Tolak Eksplorasi Panas Bumi di Bittuang, Tana Toraja, Masyarakat Adat Kirim Surat ke Kementerian ESDM
- account_circle Desianti/Rls
- calendar_month Kam, 11 Des 2025
- comment 0 komentar

Masyarakat Adat dari empat komunitas adat di Bittuang menyatakan menolak eksplorasi gas alam/geothermal di Bittuang, Kabupaten Tana Toraja, Sulsel. (Foto: dok. istimewah/ds).
KAREBA-TORAJA.COM, BITTUANG — Rencana Kementerian Energi dan Sumber Daya Minaral (ESDM) RI untuk mengeksplorasi potensi panas bumi geothermal di Kecamatan Bittuang, Kabupaten Tana Toraja mendapat penolakan dari masyarakat adat setempat.
Pernyataan penolakan masyarakat adat dari empat wilayah di Kecamatan Bittuang itu disampaikan kepada Kementerian ESDM melalui surat tanggal 30 November 2025.
Kelompok masyarakat adat yang menandatangani surat penolakan itu berasal dari empat wilayah adat di Bittuang, masing-masing wilayah adat Balla, wilayah adat Bittuang, wilayah adat Pali, dan wilayah adat Se’seng.
“Dengan ini menyatakan bahwa kami menolak secara tegas rencana pelaksanaan Survei Pendahuluan dan Eksplorasi Panas Bumi atau segala sesuatu yang berkaitan dengan aktifitas proyek ini di daerah Bittuang, Kecamatan Bittuang, Kabupaten Tana Toraja dan Kabupaten Toraja Utara, sebagaimana diumumkan oleh Kementerian ESDM melalui Surat pengumuman nomor: 22.Pm/EK.04/DEP/2025 tentang penawaran ulang wilayah survei pendahuluan dan eksplorasi panas bumi (WPSEP) di daerah Bittuang, Kabupaten Tana Toraja, Provinsi Sulawesi Selatan,” demikian bunyi surat yang ditandatangani empat tokoh adat tersebut.
Sebelumnya, suara penolakan juga muncul dari Aliansi Masyarakat Toraja Tolak Tambang (AMT3).
BERITA TERKAIT: AMT3 Tolak Rencana Survey dan Eksplorasi Panas Bumi di Bittuang, Tana Toraja
Alasan penolakan dari masyarakat adat di Bittuang itu, diantaranya kekhawatiran adanya pelanggaran hak kolektif masyarakat adat.

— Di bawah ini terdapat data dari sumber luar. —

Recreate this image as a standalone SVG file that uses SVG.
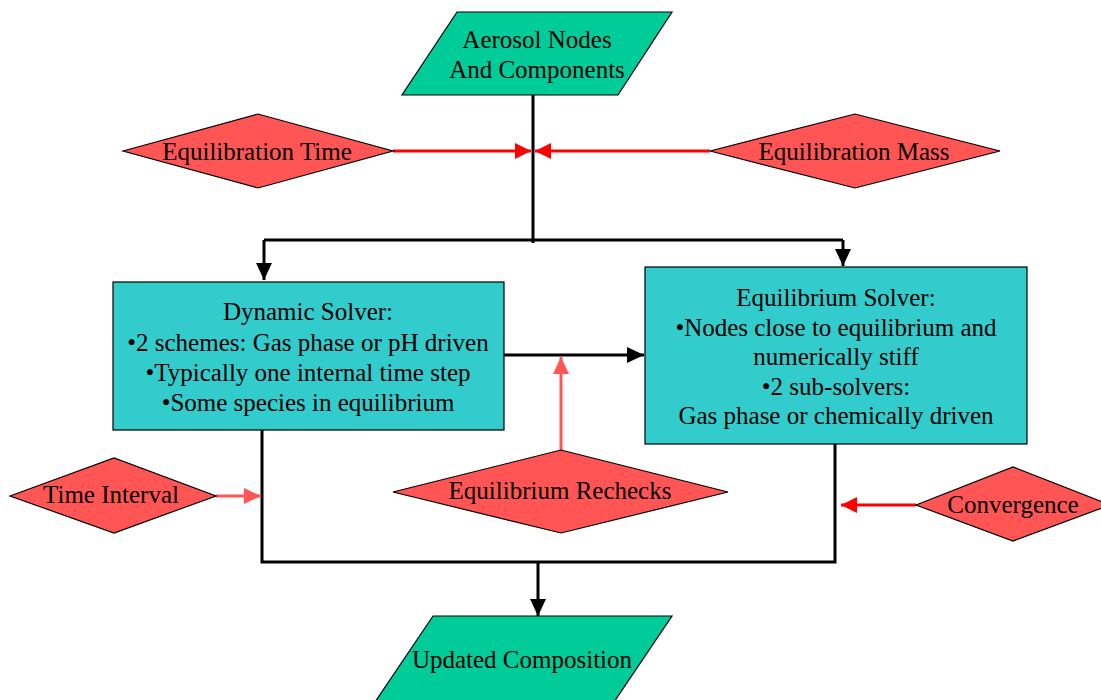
<svg xmlns="http://www.w3.org/2000/svg" width="1101" height="700" viewBox="0 0 1101 700">
<style>
.io{fill:#00CC99;stroke:#000;stroke-width:1.2}
.dec{fill:#FF5555;stroke:#000;stroke-width:1.2}
.box{fill:#33CCCC;stroke:#000;stroke-width:1.2}
.t{font-family:"Liberation Serif","Times New Roman",serif;font-size:25px;fill:#000;text-anchor:middle}
.k{fill:none;stroke:#000;stroke-width:3}
.r{fill:none;stroke:#FF0000;stroke-width:3}
.p{fill:none;stroke:#FF5555;stroke-width:3}
</style>
<defs>
<marker id="ak" markerUnits="userSpaceOnUse" markerWidth="18" markerHeight="16" refX="17" refY="8" orient="auto"><path d="M0,0 L17,8 L0,16 Z" fill="#000"/></marker>
<marker id="ar" markerUnits="userSpaceOnUse" markerWidth="17" markerHeight="16" refX="16" refY="8" orient="auto"><path d="M0,0 L16,8 L0,16 Z" fill="#FF0000"/></marker>
<marker id="ap" markerUnits="userSpaceOnUse" markerWidth="18" markerHeight="16" refX="17" refY="8" orient="auto"><path d="M0,0 L17,8 L0,16 Z" fill="#FF5555"/></marker>
</defs>
<g id="connectors">
<path class="k" d="M533,95 V243"/>
<path class="k" d="M264,240 H843"/>
<path class="k" d="M264,240 V280" marker-end="url(#ak)"/>
<path class="k" d="M843,240 V266" marker-end="url(#ak)"/>
<path class="k" d="M504,355 H644" marker-end="url(#ak)"/>
<path class="k" d="M262,430 V562 H835 V444"/>
<path class="k" d="M538,562 V616" marker-end="url(#ak)"/>
<path class="r" d="M393,151 H531" marker-end="url(#ar)"/>
<path class="r" d="M710,151 H535" marker-end="url(#ar)"/>
<path class="p" d="M561,450 V357" marker-end="url(#ap)"/>
<path class="p" d="M216,496 H261" marker-end="url(#ap)"/>
<path class="r" d="M916,505 H841" marker-end="url(#ar)"/>
</g>
<g id="aerosol-nodes">
<polygon class="io" points="457,12 672,12 618,95 402,95"/>
<text class="t" x="537" y="48">Aerosol Nodes</text>
<text class="t" x="537" y="78">And Components</text>
</g>
<g id="equilibration-time">
<polygon class="dec" points="123,151 258,114 393,151 258,188"/>
<text class="t" x="257" y="160">Equilibration Time</text>
</g>
<g id="equilibration-mass">
<polygon class="dec" points="710,151 855,114 1000,151 855,188"/>
<text class="t" x="854" y="160">Equilibration Mass</text>
</g>
<g id="dynamic-solver">
<rect class="box" x="113" y="282" width="391" height="148"/>
<text class="t" x="308" y="320">Dynamic Solver:</text>
<text class="t" x="308" y="351">•2 schemes: Gas phase or pH driven</text>
<text class="t" x="308" y="381">•Typically one internal time step</text>
<text class="t" x="308" y="411">•Some species in equilibrium</text>
</g>
<g id="equilibrium-solver">
<rect class="box" x="645" y="267" width="382" height="177"/>
<text class="t" x="836" y="306">Equilibrium Solver:</text>
<text class="t" x="836" y="336">•Nodes close to equilibrium and</text>
<text class="t" x="836" y="365">numerically stiff</text>
<text class="t" x="836" y="395">•2 sub-solvers:</text>
<text class="t" x="836" y="424">Gas phase or chemically driven</text>
</g>
<g id="time-interval">
<polygon class="dec" points="10,496 114,458 216,496 114,533"/>
<text class="t" x="111" y="503">Time Interval</text>
</g>
<g id="equilibrium-rechecks">
<polygon class="dec" points="393,492 561,450 728,492 561,533"/>
<text class="t" x="560" y="499">Equilibrium Rechecks</text>
</g>
<g id="convergence">
<polygon class="dec" points="916,505 1013,467 1110,505 1013,541"/>
<text class="t" x="1013" y="513">Convergence</text>
</g>
<g id="updated-composition">
<polygon class="io" points="433,616 672,616 614,702 375,702"/>
<text class="t" x="522" y="668">Updated Composition</text>
</g>
</svg>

Diketahui wilayah Bittuang yang termasuk dalam survei eksplorasi panas bumi ini adalah wilayah adat dan ulayat dan tanah leluhur yang dikuasai dan dikelola berdasarkan sistem adat, kekerabatan, dan kolektif (tanah ulayat, ruang hidup, sawah, kebun, sumber mata air, pemukiman, hutan adat, dll).
“Perlu kami tegaskan bahwa keberadaan kami sebagai Masyarakat Adat telah ada jauh sebelum terbentuknya Negara Kesatuan Republik Indonesia dan telah dijamin di dalam konstitusi Konstitusi Pasal 18B ayat (2) dan 28I ayat (3) UUD 1945, serta surat Keputusan Bupati Kabupaten Toraja No.222 Tahun 2005 Tentang Pengakuan 32 Komunitas Masyarakat Adat Toraya,” demikian penegasan surat tersebut.
Alasan kedua, eksplorasi panas bumi berpotensi merusak lingkungan hidup, mengancam kelestarian ekosistem, sumber air, mata pencaharianmasyarakat, serta merusak nilai-nilai budaya dan spiritual Masyarakat Adat dan bertentangan dengan hak-hak Masyarakat Adat yang dijamin oleh konstitusi.
Berikut, tidak adanya persetujuan bebas, didahului pemberian informasi dan tanpa paksaan dari Masyarakat Adat. “Bahwa hingga saat ini tidak ada proses konsultasi yang memadai, transparan, dan memenuhi prinsip Free, Prior, Informed Consent (FPIC) yaitu persetujuan bebas, didahului dengan pemberian informasi lengkap, dan tanpa paksaan sebelum keputusan apapun diberikan.”